There is a difference between colour and colour:roof, for the exact reason that you indicate: a house have multiple parts with different colours. The colour key could be used e.g. on a mailbox or a fire hydrant, for the roof you have to use “colour:roof”
There is a JOSM preset that should help you with the 3D mapping of a house (which includes colour:roof) “3D Simple Buildings”.
The same author made a plugin that allows you to preview the 3D modelling from within JOSM. look for kendzi.
There is no list of valid keys against which JOSM could validate it, as anyone can create a new key. Consequently JOSM will accept it.
In that case, it should be sufficiently obvious to a human that is gibberish, and a later editor, at least if they are using an editor that doesn’t hide unknown keys, should clean it up.
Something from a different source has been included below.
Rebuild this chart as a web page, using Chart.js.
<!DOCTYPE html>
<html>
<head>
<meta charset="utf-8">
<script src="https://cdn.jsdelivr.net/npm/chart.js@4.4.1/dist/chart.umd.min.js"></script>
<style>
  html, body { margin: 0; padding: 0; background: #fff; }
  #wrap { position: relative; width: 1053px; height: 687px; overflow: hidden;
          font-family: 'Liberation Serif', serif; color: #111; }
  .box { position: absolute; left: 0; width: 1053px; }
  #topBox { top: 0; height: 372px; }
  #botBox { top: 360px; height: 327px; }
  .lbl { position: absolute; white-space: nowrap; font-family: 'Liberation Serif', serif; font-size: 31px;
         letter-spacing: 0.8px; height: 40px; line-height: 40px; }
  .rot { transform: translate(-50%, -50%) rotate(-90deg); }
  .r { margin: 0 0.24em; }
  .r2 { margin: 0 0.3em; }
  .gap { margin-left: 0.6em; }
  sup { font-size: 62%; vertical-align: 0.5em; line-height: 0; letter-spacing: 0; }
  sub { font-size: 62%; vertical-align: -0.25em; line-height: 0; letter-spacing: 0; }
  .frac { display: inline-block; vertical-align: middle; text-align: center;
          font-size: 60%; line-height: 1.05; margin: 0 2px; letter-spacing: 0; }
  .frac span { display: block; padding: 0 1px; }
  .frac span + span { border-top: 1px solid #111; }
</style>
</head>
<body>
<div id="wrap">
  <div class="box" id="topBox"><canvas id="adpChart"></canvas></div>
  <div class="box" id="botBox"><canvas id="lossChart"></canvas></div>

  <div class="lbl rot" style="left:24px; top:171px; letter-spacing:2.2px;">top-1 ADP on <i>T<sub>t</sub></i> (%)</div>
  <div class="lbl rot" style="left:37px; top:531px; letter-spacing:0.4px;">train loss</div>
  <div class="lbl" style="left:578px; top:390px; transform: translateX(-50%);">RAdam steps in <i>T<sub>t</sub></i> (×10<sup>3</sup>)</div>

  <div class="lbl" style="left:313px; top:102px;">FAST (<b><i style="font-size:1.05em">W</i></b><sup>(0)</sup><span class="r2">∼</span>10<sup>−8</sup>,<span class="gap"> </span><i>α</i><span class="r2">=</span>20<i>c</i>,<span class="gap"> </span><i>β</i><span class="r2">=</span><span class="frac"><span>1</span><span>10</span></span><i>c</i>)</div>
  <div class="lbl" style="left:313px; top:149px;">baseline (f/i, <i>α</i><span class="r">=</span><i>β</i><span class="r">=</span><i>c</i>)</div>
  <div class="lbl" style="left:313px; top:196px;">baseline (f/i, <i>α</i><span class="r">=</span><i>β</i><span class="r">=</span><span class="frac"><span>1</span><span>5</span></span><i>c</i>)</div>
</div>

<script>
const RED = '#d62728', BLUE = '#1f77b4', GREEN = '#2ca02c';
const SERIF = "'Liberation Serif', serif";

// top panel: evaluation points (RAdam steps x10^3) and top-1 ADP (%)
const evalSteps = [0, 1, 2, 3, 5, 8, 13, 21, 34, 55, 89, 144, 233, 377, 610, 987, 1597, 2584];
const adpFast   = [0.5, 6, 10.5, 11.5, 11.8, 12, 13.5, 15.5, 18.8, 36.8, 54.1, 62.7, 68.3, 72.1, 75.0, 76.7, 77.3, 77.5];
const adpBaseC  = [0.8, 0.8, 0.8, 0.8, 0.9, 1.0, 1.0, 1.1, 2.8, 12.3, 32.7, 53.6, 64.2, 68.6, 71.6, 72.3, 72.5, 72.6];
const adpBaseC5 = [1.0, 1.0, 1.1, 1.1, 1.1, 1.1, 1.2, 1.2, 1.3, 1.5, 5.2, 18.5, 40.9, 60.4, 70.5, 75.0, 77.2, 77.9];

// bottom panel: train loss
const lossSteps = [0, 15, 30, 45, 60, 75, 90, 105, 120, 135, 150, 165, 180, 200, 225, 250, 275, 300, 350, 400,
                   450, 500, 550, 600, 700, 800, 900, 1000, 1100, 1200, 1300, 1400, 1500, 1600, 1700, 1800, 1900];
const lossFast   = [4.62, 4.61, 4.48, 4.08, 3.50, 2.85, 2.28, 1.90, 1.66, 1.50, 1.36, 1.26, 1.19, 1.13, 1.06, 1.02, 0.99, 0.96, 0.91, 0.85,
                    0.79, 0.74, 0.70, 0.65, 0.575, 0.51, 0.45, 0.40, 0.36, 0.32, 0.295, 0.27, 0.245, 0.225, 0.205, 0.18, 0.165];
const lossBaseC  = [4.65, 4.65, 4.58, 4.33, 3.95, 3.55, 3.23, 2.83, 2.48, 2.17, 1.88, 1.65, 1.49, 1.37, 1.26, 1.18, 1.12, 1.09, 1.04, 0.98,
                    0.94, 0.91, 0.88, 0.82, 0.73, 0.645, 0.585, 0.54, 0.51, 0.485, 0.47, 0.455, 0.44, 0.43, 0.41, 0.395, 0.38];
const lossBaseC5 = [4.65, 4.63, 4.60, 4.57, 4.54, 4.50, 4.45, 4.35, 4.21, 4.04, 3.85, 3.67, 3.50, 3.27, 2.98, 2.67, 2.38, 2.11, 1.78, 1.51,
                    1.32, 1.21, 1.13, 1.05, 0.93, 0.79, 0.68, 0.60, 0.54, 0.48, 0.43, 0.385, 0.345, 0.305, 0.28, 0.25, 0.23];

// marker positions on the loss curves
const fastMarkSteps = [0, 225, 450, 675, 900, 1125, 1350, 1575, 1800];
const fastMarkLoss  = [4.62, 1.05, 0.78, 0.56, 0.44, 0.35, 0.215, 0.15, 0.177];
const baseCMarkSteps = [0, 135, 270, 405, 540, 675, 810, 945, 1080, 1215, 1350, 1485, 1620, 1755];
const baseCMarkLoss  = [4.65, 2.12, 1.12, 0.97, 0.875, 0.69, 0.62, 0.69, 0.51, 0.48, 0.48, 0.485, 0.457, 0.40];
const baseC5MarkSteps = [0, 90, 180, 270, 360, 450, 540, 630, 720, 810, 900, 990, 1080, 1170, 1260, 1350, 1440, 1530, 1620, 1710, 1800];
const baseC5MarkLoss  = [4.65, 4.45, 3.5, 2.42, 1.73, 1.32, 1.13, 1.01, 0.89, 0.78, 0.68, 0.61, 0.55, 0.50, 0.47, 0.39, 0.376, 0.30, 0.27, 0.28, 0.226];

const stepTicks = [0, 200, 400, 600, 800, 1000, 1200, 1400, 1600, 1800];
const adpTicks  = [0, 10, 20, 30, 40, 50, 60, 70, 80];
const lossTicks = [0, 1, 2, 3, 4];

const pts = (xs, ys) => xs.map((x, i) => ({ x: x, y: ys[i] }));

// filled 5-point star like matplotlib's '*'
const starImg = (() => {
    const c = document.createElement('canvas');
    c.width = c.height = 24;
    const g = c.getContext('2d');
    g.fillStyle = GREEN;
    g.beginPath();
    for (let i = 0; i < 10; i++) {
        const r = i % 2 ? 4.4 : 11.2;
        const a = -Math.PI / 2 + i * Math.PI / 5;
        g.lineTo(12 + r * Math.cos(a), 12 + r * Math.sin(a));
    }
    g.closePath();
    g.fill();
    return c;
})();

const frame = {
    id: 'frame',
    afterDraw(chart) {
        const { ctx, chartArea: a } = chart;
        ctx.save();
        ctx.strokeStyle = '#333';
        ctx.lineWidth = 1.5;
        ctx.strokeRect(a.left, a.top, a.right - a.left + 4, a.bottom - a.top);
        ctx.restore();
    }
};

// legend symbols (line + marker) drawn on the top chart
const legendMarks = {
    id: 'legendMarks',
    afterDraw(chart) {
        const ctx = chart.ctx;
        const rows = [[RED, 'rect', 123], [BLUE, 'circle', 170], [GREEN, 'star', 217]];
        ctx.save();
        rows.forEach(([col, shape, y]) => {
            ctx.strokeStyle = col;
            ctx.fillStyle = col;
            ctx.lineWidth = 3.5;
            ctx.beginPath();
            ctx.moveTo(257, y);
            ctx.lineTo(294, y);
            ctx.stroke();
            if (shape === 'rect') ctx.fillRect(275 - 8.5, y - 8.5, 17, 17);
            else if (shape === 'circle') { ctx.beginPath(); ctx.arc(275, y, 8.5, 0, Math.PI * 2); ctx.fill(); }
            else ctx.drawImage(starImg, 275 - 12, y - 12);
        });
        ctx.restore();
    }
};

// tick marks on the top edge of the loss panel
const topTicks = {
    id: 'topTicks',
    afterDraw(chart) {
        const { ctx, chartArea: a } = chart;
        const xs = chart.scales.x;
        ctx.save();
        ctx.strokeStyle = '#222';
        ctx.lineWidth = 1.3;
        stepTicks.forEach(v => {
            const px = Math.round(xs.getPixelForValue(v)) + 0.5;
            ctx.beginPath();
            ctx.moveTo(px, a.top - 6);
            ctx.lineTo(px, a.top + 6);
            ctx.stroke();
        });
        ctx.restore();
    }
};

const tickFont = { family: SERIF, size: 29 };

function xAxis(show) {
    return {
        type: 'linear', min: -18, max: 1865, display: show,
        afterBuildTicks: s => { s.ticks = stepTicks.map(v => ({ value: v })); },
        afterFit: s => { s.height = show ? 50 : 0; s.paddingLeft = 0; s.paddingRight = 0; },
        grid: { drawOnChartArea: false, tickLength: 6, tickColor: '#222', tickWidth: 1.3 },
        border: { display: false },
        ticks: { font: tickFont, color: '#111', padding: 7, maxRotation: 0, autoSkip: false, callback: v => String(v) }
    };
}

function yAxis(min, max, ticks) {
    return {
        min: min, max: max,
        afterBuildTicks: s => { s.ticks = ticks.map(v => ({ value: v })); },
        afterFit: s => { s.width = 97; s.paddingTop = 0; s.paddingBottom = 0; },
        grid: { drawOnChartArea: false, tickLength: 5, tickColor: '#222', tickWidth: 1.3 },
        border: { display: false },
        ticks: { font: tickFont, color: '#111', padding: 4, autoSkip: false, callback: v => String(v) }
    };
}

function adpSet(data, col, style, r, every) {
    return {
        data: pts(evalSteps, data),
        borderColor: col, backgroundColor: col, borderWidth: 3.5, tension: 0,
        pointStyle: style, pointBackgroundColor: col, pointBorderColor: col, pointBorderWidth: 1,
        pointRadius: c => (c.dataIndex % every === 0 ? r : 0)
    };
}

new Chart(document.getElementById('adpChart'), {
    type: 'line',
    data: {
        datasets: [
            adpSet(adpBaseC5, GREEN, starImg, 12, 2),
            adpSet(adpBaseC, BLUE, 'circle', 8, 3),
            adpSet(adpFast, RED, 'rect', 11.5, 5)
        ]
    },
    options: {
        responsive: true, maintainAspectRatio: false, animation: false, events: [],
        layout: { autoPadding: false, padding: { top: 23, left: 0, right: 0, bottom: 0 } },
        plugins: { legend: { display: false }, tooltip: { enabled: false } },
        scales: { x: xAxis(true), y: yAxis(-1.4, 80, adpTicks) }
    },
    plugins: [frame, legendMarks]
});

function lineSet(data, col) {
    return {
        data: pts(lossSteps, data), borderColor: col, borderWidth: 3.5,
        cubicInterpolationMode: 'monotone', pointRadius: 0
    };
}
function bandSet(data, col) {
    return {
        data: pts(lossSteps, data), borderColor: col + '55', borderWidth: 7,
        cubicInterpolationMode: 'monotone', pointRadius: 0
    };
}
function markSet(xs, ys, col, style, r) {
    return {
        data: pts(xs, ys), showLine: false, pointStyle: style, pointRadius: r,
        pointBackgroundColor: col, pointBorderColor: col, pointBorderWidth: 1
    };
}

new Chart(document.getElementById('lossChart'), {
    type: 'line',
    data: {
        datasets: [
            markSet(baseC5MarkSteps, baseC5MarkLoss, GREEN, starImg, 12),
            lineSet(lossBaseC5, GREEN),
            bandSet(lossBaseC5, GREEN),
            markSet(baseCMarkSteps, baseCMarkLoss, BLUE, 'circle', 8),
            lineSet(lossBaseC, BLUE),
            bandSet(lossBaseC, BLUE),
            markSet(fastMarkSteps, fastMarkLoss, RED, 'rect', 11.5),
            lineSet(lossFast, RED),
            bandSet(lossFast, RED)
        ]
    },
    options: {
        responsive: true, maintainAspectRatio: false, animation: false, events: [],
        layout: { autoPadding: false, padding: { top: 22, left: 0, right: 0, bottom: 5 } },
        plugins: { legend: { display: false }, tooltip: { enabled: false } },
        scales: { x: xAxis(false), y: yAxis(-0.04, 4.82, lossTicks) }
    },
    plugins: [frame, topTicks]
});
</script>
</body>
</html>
More difficult can be small errors in keys and unnecessary invention of knew keys. The view tends to be that one should contact the author in the first case and cope with the latter in programs that use the data.
If you want to contribute to maps using a closed vocabulary, consider using Google, however I think you will find that there are too many things that you can’t encode.
Google allow user contributions to their maps. Such contributions cannot, of course, then be used in OSM, unless submitted directly by the original contributor.
When I tried doing this, I found that they would only accept keys that were known to their editor. As a result, one of the problems was that that one could not map things that they had not allowed for.
The other problem I found was that all contributions were moderated before being made available, and I found that their moderators were too self important, and too legalistic in applying rules to reject contributions.
To compound the lack range of keys, I found that the documentation on those keys, and their rules was nothing like as clear as that in the OSM wiki.
With “the value syntax” the author means everything on the right hand side of the equation sign in other words the value of the tag.
So you can write the name of a colour there (e.g. red) or use a hex code (like #ff0000).